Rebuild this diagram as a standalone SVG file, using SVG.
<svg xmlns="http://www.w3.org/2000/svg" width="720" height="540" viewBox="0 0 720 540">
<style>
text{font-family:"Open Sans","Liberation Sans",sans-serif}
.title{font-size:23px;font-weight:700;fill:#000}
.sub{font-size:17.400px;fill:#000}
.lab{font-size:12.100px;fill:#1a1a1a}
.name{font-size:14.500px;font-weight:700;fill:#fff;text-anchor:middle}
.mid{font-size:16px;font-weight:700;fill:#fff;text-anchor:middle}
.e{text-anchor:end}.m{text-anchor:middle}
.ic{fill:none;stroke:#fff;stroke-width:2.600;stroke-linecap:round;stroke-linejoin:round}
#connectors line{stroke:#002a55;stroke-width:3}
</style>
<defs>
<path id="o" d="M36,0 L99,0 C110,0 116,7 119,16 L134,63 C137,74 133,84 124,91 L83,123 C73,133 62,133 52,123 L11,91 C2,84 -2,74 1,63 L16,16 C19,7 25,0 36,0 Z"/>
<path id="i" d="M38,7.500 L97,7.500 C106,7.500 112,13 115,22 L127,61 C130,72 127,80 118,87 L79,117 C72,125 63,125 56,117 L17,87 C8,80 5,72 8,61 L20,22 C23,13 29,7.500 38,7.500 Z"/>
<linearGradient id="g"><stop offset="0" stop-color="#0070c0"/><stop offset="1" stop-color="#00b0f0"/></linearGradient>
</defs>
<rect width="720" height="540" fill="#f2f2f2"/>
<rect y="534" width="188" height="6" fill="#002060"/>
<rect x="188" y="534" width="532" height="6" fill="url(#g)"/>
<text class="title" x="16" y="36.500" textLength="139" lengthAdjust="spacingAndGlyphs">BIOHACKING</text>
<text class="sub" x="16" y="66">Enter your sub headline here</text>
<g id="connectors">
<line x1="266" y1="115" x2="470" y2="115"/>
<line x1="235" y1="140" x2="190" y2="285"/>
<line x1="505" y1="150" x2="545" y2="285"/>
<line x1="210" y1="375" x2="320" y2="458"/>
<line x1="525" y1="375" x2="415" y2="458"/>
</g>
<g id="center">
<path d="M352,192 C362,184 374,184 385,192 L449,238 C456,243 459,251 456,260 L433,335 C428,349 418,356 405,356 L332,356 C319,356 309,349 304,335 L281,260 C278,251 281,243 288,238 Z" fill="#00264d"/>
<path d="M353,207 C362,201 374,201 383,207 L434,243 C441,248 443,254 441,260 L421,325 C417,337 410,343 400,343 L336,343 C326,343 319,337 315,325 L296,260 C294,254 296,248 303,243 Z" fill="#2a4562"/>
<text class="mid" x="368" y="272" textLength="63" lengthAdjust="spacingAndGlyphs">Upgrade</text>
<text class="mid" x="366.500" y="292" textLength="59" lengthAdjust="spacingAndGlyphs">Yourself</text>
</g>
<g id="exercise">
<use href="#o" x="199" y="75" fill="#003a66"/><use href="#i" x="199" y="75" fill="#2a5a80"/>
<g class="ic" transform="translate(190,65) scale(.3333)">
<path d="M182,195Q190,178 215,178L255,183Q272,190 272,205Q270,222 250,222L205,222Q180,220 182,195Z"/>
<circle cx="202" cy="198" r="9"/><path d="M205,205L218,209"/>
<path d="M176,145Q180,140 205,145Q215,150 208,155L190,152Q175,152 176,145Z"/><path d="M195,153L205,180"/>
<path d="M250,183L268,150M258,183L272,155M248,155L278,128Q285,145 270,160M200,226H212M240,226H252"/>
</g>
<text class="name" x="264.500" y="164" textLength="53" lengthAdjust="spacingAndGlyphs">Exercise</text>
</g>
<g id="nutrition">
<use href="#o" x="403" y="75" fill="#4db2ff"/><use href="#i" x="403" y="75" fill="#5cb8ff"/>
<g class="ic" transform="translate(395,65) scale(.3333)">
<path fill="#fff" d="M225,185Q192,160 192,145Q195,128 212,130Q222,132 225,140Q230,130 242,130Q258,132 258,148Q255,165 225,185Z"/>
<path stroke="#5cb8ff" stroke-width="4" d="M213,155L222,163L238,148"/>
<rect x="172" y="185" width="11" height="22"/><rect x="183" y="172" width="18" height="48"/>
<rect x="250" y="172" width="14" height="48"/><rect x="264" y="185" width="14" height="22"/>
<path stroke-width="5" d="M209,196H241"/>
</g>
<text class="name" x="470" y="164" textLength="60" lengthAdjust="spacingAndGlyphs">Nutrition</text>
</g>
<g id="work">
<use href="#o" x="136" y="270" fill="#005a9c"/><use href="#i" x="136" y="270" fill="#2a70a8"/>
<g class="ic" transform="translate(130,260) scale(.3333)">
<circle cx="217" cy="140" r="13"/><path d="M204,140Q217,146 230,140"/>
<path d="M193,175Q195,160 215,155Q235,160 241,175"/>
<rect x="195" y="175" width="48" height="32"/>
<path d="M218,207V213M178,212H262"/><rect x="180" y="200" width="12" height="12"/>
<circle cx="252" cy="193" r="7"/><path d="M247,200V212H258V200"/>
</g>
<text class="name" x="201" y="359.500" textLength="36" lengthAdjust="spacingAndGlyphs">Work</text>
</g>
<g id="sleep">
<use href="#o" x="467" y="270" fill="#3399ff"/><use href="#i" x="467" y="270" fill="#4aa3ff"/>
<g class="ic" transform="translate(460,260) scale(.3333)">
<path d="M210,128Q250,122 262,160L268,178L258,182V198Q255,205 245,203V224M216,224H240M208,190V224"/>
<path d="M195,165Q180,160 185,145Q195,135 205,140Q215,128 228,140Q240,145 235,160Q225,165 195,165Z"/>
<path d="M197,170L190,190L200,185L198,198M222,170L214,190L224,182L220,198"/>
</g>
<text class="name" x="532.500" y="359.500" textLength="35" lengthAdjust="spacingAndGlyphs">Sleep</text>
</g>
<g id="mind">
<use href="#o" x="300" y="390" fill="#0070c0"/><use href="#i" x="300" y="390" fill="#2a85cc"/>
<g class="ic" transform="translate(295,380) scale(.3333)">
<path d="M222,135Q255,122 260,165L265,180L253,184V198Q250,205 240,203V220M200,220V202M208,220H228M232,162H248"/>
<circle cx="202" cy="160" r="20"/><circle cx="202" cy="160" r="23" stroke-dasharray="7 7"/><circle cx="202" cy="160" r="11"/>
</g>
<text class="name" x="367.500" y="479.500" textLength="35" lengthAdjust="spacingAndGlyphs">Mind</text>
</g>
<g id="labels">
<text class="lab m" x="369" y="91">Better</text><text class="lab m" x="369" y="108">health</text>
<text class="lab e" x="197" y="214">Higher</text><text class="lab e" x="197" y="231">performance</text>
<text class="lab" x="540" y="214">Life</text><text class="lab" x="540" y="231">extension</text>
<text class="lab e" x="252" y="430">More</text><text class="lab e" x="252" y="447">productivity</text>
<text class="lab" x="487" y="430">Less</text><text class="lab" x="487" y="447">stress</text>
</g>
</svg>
- - - - -
Reproduce the material above, every line of it, exactly.

● **Worked answer**:
Rebuild this diagram as a standalone SVG file, using SVG.
<svg xmlns="http://www.w3.org/2000/svg" width="720" height="540" viewBox="0 0 720 540">
<style>
text{font-family:"Open Sans","Liberation Sans",sans-serif}
.title{font-size:23px;font-weight:700;fill:#000}
.sub{font-size:17.400px;fill:#000}
.lab{font-size:12.100px;fill:#1a1a1a}
.name{font-size:14.500px;font-weight:700;fill:#fff;text-anchor:middle}
.mid{font-size:16px;font-weight:700;fill:#fff;text-anchor:middle}
.e{text-anchor:end}.m{text-anchor:middle}
.ic{fill:none;stroke:#fff;stroke-width:2.600;stroke-linecap:round;stroke-linejoin:round}
#connectors line{stroke:#002a55;stroke-width:3}
</style>
<defs>
<path id="o" d="M36,0 L99,0 C110,0 116,7 119,16 L134,63 C137,74 133,84 124,91 L83,123 C73,133 62,133 52,123 L11,91 C2,84 -2,74 1,63 L16,16 C19,7 25,0 36,0 Z"/>
<path id="i" d="M38,7.500 L97,7.500 C106,7.500 112,13 115,22 L127,61 C130,72 127,80 118,87 L79,117 C72,125 63,125 56,117 L17,87 C8,80 5,72 8,61 L20,22 C23,13 29,7.500 38,7.500 Z"/>
<linearGradient id="g"><stop offset="0" stop-color="#0070c0"/><stop offset="1" stop-color="#00b0f0"/></linearGradient>
</defs>
<rect width="720" height="540" fill="#f2f2f2"/>
<rect y="534" width="188" height="6" fill="#002060"/>
<rect x="188" y="534" width="532" height="6" fill="url(#g)"/>
<text class="title" x="16" y="36.500" textLength="139" lengthAdjust="spacingAndGlyphs">BIOHACKING</text>
<text class="sub" x="16" y="66">Enter your sub headline here</text>
<g id="connectors">
<line x1="266" y1="115" x2="470" y2="115"/>
<line x1="235" y1="140" x2="190" y2="285"/>
<line x1="505" y1="150" x2="545" y2="285"/>
<line x1="210" y1="375" x2="320" y2="458"/>
<line x1="525" y1="375" x2="415" y2="458"/>
</g>
<g id="center">
<path d="M352,192 C362,184 374,184 385,192 L449,238 C456,243 459,251 456,260 L433,335 C428,349 418,356 405,356 L332,356 C319,356 309,349 304,335 L281,260 C278,251 281,243 288,238 Z" fill="#00264d"/>
<path d="M353,207 C362,201 374,201 383,207 L434,243 C441,248 443,254 441,260 L421,325 C417,337 410,343 400,343 L336,343 C326,343 319,337 315,325 L296,260 C294,254 296,248 303,243 Z" fill="#2a4562"/>
<text class="mid" x="368" y="272" textLength="63" lengthAdjust="spacingAndGlyphs">Upgrade</text>
<text class="mid" x="366.500" y="292" textLength="59" lengthAdjust="spacingAndGlyphs">Yourself</text>
</g>
<g id="exercise">
<use href="#o" x="199" y="75" fill="#003a66"/><use href="#i" x="199" y="75" fill="#2a5a80"/>
<g class="ic" transform="translate(190,65) scale(.3333)">
<path d="M182,195Q190,178 215,178L255,183Q272,190 272,205Q270,222 250,222L205,222Q180,220 182,195Z"/>
<circle cx="202" cy="198" r="9"/><path d="M205,205L218,209"/>
<path d="M176,145Q180,140 205,145Q215,150 208,155L190,152Q175,152 176,145Z"/><path d="M195,153L205,180"/>
<path d="M250,183L268,150M258,183L272,155M248,155L278,128Q285,145 270,160M200,226H212M240,226H252"/>
</g>
<text class="name" x="264.500" y="164" textLength="53" lengthAdjust="spacingAndGlyphs">Exercise</text>
</g>
<g id="nutrition">
<use href="#o" x="403" y="75" fill="#4db2ff"/><use href="#i" x="403" y="75" fill="#5cb8ff"/>
<g class="ic" transform="translate(395,65) scale(.3333)">
<path fill="#fff" d="M225,185Q192,160 192,145Q195,128 212,130Q222,132 225,140Q230,130 242,130Q258,132 258,148Q255,165 225,185Z"/>
<path stroke="#5cb8ff" stroke-width="4" d="M213,155L222,163L238,148"/>
<rect x="172" y="185" width="11" height="22"/><rect x="183" y="172" width="18" height="48"/>
<rect x="250" y="172" width="14" height="48"/><rect x="264" y="185" width="14" height="22"/>
<path stroke-width="5" d="M209,196H241"/>
</g>
<text class="name" x="470" y="164" textLength="60" lengthAdjust="spacingAndGlyphs">Nutrition</text>
</g>
<g id="work">
<use href="#o" x="136" y="270" fill="#005a9c"/><use href="#i" x="136" y="270" fill="#2a70a8"/>
<g class="ic" transform="translate(130,260) scale(.3333)">
<circle cx="217" cy="140" r="13"/><path d="M204,140Q217,146 230,140"/>
<path d="M193,175Q195,160 215,155Q235,160 241,175"/>
<rect x="195" y="175" width="48" height="32"/>
<path d="M218,207V213M178,212H262"/><rect x="180" y="200" width="12" height="12"/>
<circle cx="252" cy="193" r="7"/><path d="M247,200V212H258V200"/>
</g>
<text class="name" x="201" y="359.500" textLength="36" lengthAdjust="spacingAndGlyphs">Work</text>
</g>
<g id="sleep">
<use href="#o" x="467" y="270" fill="#3399ff"/><use href="#i" x="467" y="270" fill="#4aa3ff"/>
<g class="ic" transform="translate(460,260) scale(.3333)">
<path d="M210,128Q250,122 262,160L268,178L258,182V198Q255,205 245,203V224M216,224H240M208,190V224"/>
<path d="M195,165Q180,160 185,145Q195,135 205,140Q215,128 228,140Q240,145 235,160Q225,165 195,165Z"/>
<path d="M197,170L190,190L200,185L198,198M222,170L214,190L224,182L220,198"/>
</g>
<text class="name" x="532.500" y="359.500" textLength="35" lengthAdjust="spacingAndGlyphs">Sleep</text>
</g>
<g id="mind">
<use href="#o" x="300" y="390" fill="#0070c0"/><use href="#i" x="300" y="390" fill="#2a85cc"/>
<g class="ic" transform="translate(295,380) scale(.3333)">
<path d="M222,135Q255,122 260,165L265,180L253,184V198Q250,205 240,203V220M200,220V202M208,220H228M232,162H248"/>
<circle cx="202" cy="160" r="20"/><circle cx="202" cy="160" r="23" stroke-dasharray="7 7"/><circle cx="202" cy="160" r="11"/>
</g>
<text class="name" x="367.500" y="479.500" textLength="35" lengthAdjust="spacingAndGlyphs">Mind</text>
</g>
<g id="labels">
<text class="lab m" x="369" y="91">Better</text><text class="lab m" x="369" y="108">health</text>
<text class="lab e" x="197" y="214">Higher</text><text class="lab e" x="197" y="231">performance</text>
<text class="lab" x="540" y="214">Life</text><text class="lab" x="540" y="231">extension</text>
<text class="lab e" x="252" y="430">More</text><text class="lab e" x="252" y="447">productivity</text>
<text class="lab" x="487" y="430">Less</text><text class="lab" x="487" y="447">stress</text>
</g>
</svg>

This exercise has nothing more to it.